I teamed up with a couple of other groups of Aussies heading in to the VIP area and we eventually formed a crew of about 10 as we staked out our spot on the barriers at the final corner, about 70m from the the finish line.  They were a good bunch and we passed a pleasant afternoon watching the caravane, watching the crowd, watching the action on the big screen in the distance, watching the marshalls try valiantly to keep the track clear of frustratingly slow-moving official cars, and, at last, watching the riders arrive!

After all that climbing, they still came flying in to the finish.  Because of space restrictions, the team buses were parked back near the flamme rouge, and all the riders, after crossing the finish line and running the media gauntlet, simply turned around and rode back out along the edge of the track to get back to their teams.  And so, we got to see them all again, at low speed, and right in front of us!  As Cadel came past, sweat dripping from his chin, I gave him a big wave of the flag and a “We love you Cadel!
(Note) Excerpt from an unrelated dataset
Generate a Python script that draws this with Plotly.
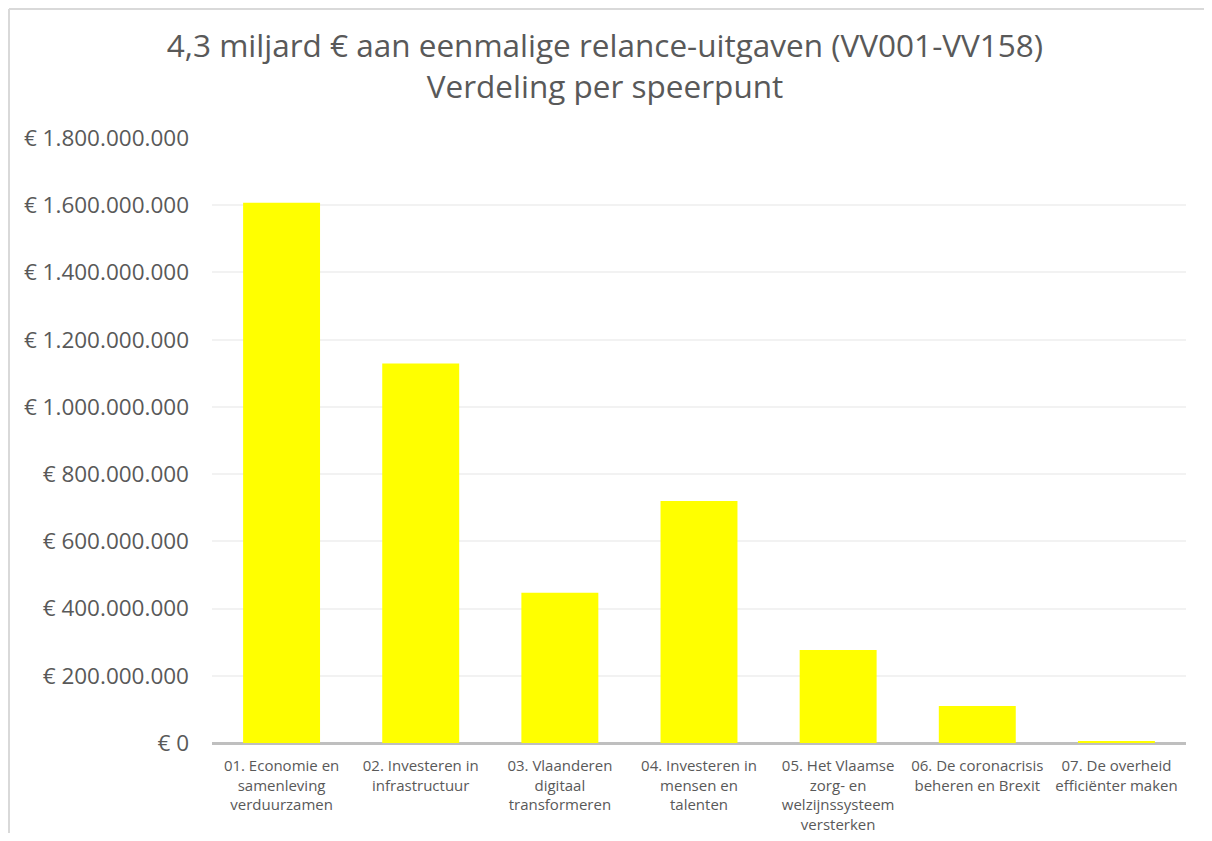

You’re awesome!” (just utilising the royal ‘we’ there, or cheering on behalf of all Australians perhaps, except the haters), and he saw me and smiled and waved!!!  Huge highlight!   And all this after I’d met Robbie McEwen earlier in the VIP zone!  Brushes with Australian cycling royalty all round.
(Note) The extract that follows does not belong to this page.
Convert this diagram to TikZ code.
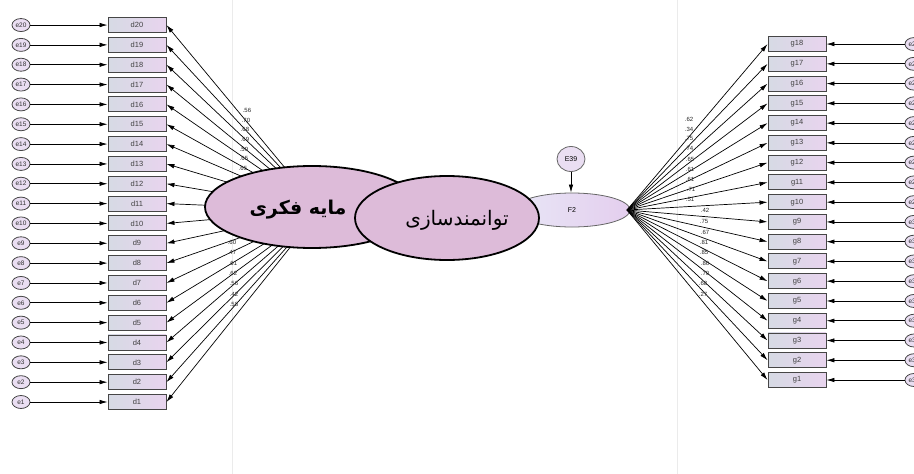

The day wasn’t over though until I’d gotten myself off the mountain, which I expected to take quite a long time given the nasty snarl of team cars + press motos + official skodas + caravane vehicles + gendarmes that formed almost immediately after the last rider crossed the line.  There was a system though, and, fortunately, two roads off the mountain – one being used by everyone official, and the other for the punters.  I only sat in the snaking line of traffic for about an hour, which was better than I expected, I made it safely back to Toulouse with only a couple of minor disputes with the Paul-the-SatNav-voice, AND found a spot to park in the same street as my hotel.  A winning end to another super day.